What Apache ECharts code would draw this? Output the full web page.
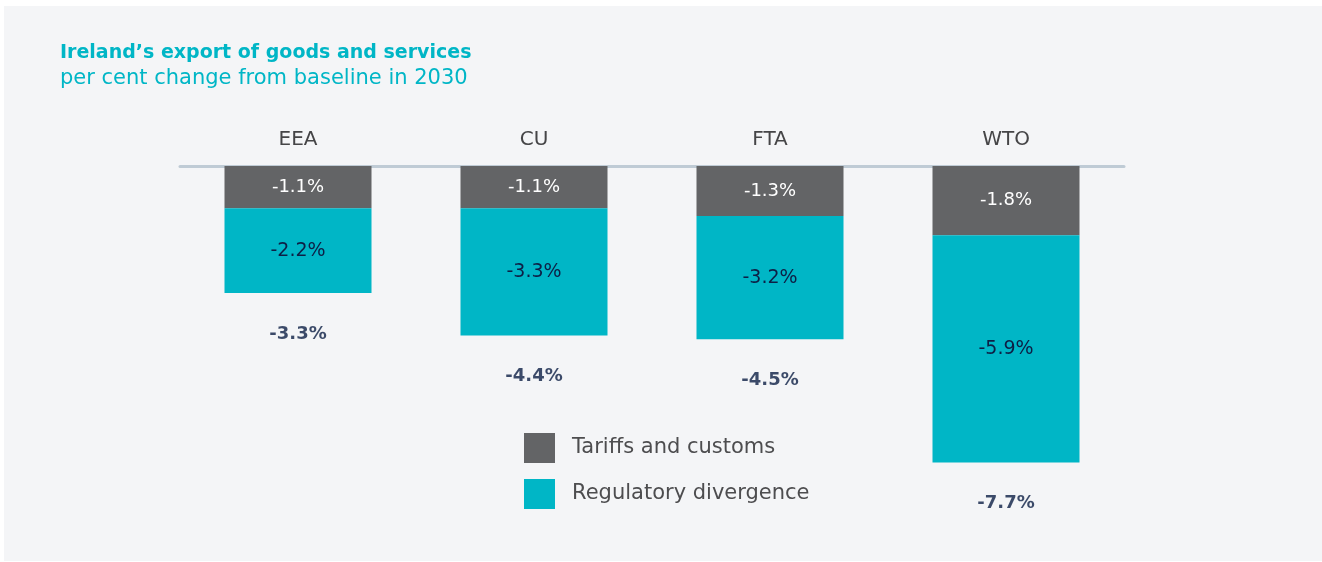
<!DOCTYPE html>
<html>
<head>
<meta charset="utf-8">
<script src="https://cdn.jsdelivr.net/npm/echarts@6/dist/echarts.min.js"></script>
<style>
  html, body { margin: 0; padding: 0; background: #ffffff; }
  #wrap { position: relative; width: 1322px; height: 562px; }
  #panel { position: absolute; left: 4px; top: 6px; width: 1318px; height: 555px; background: #f4f5f7; }
  #chart { position: absolute; left: 0; top: 0; width: 1322px; height: 562px; }
</style>
</head>
<body>
<div id="wrap">
  <div id="panel"></div>
  <div id="chart"></div>
</div>
<script>
// Scenarios and their effects (per cent change from baseline in 2030)
const categories = ['EEA', 'CU', 'FTA', 'WTO'];
const tariffs = [-1.1, -1.1, -1.3, -1.8];
const regulatory = [-2.2, -3.3, -3.2, -5.9];
const totals = [-3.3, -4.4, -4.5, -7.7];

const FONT = 'DejaVu Sans';
const TEAL = '#00b6c6';
const GREY = '#636466';
const NAVY = '#0d1f45';

const chart = echarts.init(document.getElementById('chart'));

const pct = p => p.value.toFixed(1) + '%';

const option = {
    animation: false,
    textStyle: { fontFamily: FONT },
    title: {
        text: 'Ireland’s export of goods and services',
        subtext: 'per cent change from baseline in 2030',
        left: 55,
        top: 39,
        itemGap: 5,
        textStyle: { color: TEAL, fontSize: 19, fontWeight: 'bold', fontFamily: FONT },
        subtextStyle: { color: TEAL, fontSize: 21, fontFamily: FONT }
    },
    legend: {
        data: ['Tariffs and customs', 'Regulatory divergence'],
        orient: 'vertical',
        left: 524,
        top: 433,
        padding: 0,
        itemWidth: 31,
        itemHeight: 30,
        itemGap: 16,
        icon: 'rect',
        selectedMode: false,
        textStyle: { color: '#4d4d4f', fontSize: 21, fontFamily: FONT, padding: [0, 0, 0, 12] }
    },
    grid: { left: 180, right: 198, top: 166, height: 385 },
    xAxis: {
        type: 'category',
        position: 'top',
        data: categories,
        axisLine: { show: true, lineStyle: { color: '#bfcbd5', width: 3 } },
        axisTick: { show: false },
        axisLabel: { color: '#454547', fontSize: 20, margin: 16, fontFamily: FONT }
    },
    yAxis: {
        type: 'value',
        min: -10,
        max: 0,
        show: false,
        splitLine: { show: false }
    },
    series: [
        {
            name: 'Tariffs and customs',
            type: 'bar',
            stack: 'total',
            data: tariffs,
            barWidth: 147,
            itemStyle: { color: GREY },
            label: { show: true, position: 'inside', color: '#ffffff', fontSize: 18, formatter: pct, fontFamily: FONT }
        },
        {
            name: 'Regulatory divergence',
            type: 'bar',
            stack: 'total',
            data: regulatory,
            barWidth: 147,
            itemStyle: { color: TEAL },
            label: { show: true, position: 'inside', color: NAVY, fontSize: 19, formatter: pct, fontFamily: FONT }
        },
        {
            name: 'Total',
            type: 'scatter',
            data: totals,
            symbolSize: 0,
            silent: true,
            label: { show: true, position: 'bottom', distance: 32, color: NAVY, fontSize: 18, fontWeight: 'bold', formatter: pct, fontFamily: FONT }
        }
    ]
};

chart.setOption(option);
</script>
</body>
</html>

-------------------------

Written request:
Write down every line from the opening of the listing to the line with "const chart = echarts.init(document.getElementById('chart'));", both included, and nothing else; the pictures are omitted.

Output of the exercise:
What Apache ECharts code would draw this? Output the full web page.
<!DOCTYPE html>
<html>
<head>
<meta charset="utf-8">
<script src="https://cdn.jsdelivr.net/npm/echarts@6/dist/echarts.min.js"></script>
<style>
  html, body { margin: 0; padding: 0; background: #ffffff; }
  #wrap { position: relative; width: 1322px; height: 562px; }
  #panel { position: absolute; left: 4px; top: 6px; width: 1318px; height: 555px; background: #f4f5f7; }
  #chart { position: absolute; left: 0; top: 0; width: 1322px; height: 562px; }
</style>
</head>
<body>
<div id="wrap">
  <div id="panel"></div>
  <div id="chart"></div>
</div>
<script>
// Scenarios and their effects (per cent change from baseline in 2030)
const categories = ['EEA', 'CU', 'FTA', 'WTO'];
const tariffs = [-1.1, -1.1, -1.3, -1.8];
const regulatory = [-2.2, -3.3, -3.2, -5.9];
const totals = [-3.3, -4.4, -4.5, -7.7];

const FONT = 'DejaVu Sans';
const TEAL = '#00b6c6';
const GREY = '#636466';
const NAVY = '#0d1f45';

const chart = echarts.init(document.getElementById('chart'));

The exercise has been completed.